**Exercise**
Only the lines from the one containing "Write a LaTeX" through the one containing "(0,0) rectangle (551,477);" should be output, both ends included and exactly as they appear, minus any pictures.

**Given records**
▬▬▬

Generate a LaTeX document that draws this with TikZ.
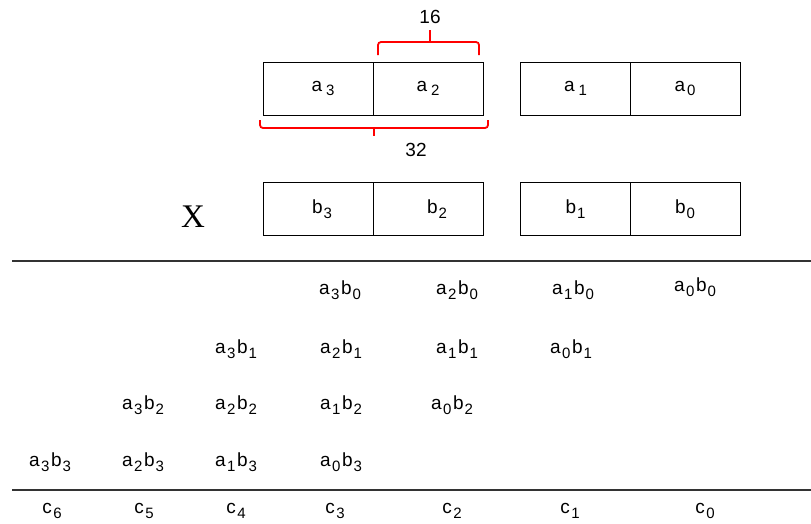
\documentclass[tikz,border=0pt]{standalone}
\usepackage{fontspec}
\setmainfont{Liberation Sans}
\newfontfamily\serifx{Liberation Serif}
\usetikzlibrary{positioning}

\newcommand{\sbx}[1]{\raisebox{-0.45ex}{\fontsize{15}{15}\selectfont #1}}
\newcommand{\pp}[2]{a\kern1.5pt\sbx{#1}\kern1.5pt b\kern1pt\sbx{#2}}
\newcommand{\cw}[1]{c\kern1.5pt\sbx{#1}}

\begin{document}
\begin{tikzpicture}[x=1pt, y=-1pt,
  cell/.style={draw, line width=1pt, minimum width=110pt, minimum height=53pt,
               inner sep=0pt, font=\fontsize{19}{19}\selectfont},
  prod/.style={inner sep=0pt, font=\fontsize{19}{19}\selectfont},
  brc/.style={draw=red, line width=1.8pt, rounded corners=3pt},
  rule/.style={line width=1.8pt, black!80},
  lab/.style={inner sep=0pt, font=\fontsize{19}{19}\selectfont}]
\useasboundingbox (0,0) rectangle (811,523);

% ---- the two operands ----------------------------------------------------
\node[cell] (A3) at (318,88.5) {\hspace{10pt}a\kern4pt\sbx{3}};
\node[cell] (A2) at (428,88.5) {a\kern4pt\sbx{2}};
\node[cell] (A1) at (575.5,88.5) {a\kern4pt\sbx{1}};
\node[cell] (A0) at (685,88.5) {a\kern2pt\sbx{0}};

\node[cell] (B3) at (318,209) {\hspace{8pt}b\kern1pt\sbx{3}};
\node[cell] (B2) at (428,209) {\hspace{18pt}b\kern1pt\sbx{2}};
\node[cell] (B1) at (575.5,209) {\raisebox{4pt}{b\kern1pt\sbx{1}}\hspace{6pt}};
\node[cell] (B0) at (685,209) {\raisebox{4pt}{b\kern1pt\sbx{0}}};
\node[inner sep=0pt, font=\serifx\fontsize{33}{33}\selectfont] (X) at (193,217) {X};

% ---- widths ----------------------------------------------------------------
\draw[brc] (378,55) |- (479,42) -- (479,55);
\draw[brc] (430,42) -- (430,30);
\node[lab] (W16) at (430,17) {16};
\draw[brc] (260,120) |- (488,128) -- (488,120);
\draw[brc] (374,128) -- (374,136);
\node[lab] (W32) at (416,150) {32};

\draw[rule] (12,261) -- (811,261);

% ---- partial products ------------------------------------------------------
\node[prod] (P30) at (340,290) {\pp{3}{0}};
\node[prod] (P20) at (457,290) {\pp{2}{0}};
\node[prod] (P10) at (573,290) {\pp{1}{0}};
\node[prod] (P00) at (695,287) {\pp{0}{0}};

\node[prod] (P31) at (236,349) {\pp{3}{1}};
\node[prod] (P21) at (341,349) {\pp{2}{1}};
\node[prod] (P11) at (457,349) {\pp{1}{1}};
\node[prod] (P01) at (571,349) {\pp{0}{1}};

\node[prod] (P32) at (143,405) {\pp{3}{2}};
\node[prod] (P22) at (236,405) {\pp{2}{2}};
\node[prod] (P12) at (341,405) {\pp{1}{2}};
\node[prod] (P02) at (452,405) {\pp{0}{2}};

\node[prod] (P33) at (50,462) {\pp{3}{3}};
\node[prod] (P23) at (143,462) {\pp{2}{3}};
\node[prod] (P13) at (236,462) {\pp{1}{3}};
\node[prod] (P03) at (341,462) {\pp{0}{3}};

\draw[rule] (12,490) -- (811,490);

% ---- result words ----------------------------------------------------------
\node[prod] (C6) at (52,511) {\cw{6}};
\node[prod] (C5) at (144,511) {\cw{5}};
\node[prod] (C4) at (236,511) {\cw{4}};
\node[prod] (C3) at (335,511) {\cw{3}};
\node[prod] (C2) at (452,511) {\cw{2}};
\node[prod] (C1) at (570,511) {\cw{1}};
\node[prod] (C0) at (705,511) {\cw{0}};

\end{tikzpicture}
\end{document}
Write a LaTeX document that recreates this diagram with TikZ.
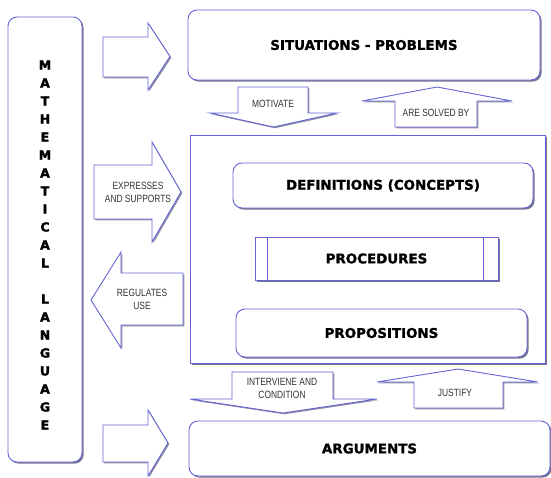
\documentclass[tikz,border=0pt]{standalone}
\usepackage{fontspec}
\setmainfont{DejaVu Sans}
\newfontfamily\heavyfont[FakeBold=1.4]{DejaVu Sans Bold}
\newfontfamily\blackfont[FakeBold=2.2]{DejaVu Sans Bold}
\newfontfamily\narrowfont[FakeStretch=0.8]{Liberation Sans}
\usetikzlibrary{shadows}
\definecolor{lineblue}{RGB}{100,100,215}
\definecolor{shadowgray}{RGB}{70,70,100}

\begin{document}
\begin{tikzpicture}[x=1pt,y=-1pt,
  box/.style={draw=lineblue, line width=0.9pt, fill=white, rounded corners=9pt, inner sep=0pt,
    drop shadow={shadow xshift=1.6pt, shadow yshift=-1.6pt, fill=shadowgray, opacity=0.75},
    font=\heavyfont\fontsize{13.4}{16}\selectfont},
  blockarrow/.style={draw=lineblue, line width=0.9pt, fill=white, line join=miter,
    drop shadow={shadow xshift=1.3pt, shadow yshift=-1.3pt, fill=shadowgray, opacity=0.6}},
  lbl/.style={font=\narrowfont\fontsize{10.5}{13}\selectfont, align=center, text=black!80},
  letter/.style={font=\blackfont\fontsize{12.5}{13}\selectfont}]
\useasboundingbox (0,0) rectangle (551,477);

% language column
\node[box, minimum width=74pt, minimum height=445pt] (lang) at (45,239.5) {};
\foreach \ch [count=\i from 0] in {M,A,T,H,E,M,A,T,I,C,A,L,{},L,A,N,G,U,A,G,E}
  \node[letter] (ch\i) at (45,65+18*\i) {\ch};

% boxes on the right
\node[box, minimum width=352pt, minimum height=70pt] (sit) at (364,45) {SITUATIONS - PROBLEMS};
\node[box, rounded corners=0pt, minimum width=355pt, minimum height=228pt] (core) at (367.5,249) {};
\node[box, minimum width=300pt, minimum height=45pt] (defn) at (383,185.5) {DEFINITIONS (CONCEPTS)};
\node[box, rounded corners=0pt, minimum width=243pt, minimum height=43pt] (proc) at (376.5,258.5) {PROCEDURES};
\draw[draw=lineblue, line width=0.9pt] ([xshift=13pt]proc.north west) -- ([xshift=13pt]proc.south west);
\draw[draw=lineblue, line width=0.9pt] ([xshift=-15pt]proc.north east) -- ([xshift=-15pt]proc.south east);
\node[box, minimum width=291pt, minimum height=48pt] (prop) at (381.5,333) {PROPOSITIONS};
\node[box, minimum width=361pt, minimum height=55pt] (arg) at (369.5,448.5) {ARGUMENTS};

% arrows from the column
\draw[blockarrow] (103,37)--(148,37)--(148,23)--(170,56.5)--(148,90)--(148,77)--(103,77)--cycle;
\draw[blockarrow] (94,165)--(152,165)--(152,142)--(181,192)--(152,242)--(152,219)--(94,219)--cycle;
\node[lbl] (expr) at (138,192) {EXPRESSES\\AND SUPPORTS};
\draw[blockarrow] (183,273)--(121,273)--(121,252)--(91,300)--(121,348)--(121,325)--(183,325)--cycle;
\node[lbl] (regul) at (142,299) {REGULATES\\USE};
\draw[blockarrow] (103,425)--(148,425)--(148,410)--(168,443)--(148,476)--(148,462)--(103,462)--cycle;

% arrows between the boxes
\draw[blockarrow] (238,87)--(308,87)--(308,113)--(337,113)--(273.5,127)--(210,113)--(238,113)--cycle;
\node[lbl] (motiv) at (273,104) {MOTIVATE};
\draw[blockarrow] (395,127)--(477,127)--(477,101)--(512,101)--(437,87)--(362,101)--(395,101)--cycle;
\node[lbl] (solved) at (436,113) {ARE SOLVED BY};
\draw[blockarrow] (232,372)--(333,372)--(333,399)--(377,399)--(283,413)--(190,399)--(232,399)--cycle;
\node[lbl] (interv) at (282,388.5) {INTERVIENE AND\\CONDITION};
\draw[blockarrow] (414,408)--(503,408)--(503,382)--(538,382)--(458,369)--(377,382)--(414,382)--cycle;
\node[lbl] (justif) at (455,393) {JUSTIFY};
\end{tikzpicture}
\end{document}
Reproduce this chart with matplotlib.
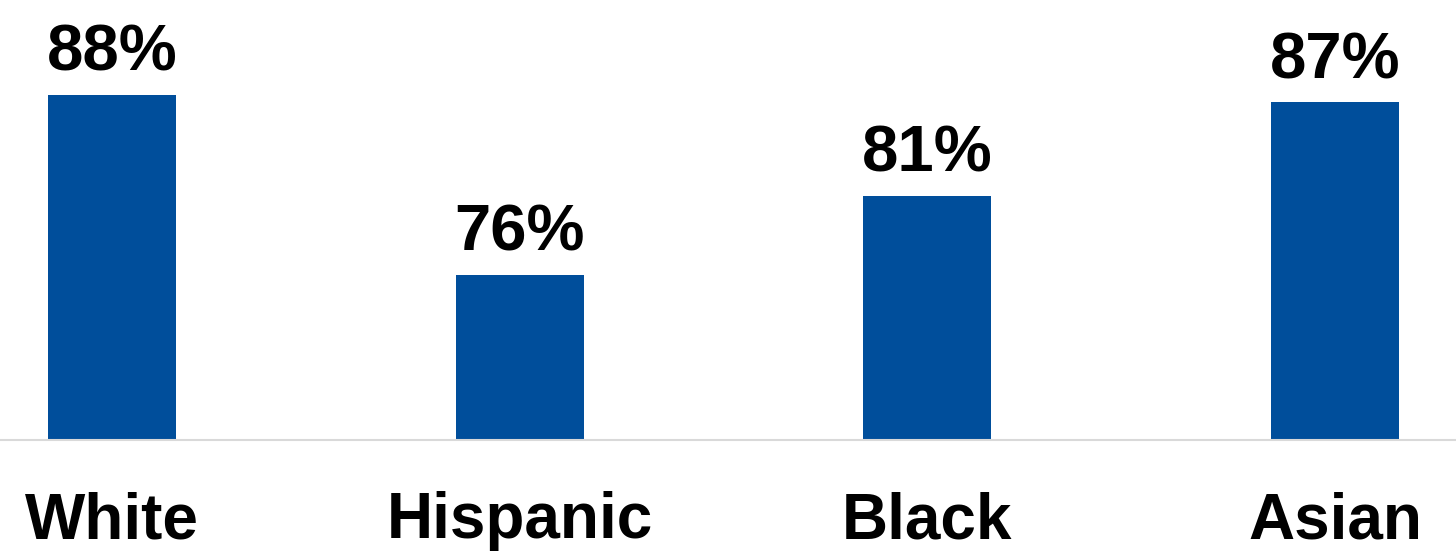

▬▬▬

**Complete answer**
Write a LaTeX document that recreates this diagram with TikZ.
\documentclass[tikz,border=0pt]{standalone}
\usepackage{fontspec}
\setmainfont{DejaVu Sans}
\newfontfamily\heavyfont[FakeBold=1.4]{DejaVu Sans Bold}
\newfontfamily\blackfont[FakeBold=2.2]{DejaVu Sans Bold}
\newfontfamily\narrowfont[FakeStretch=0.8]{Liberation Sans}
\usetikzlibrary{shadows}
\definecolor{lineblue}{RGB}{100,100,215}
\definecolor{shadowgray}{RGB}{70,70,100}

\begin{document}
\begin{tikzpicture}[x=1pt,y=-1pt,
  box/.style={draw=lineblue, line width=0.9pt, fill=white, rounded corners=9pt, inner sep=0pt,
    drop shadow={shadow xshift=1.6pt, shadow yshift=-1.6pt, fill=shadowgray, opacity=0.75},
    font=\heavyfont\fontsize{13.4}{16}\selectfont},
  blockarrow/.style={draw=lineblue, line width=0.9pt, fill=white, line join=miter,
    drop shadow={shadow xshift=1.3pt, shadow yshift=-1.3pt, fill=shadowgray, opacity=0.6}},
  lbl/.style={font=\narrowfont\fontsize{10.5}{13}\selectfont, align=center, text=black!80},
  letter/.style={font=\blackfont\fontsize{12.5}{13}\selectfont}]
\useasboundingbox (0,0) rectangle (551,477);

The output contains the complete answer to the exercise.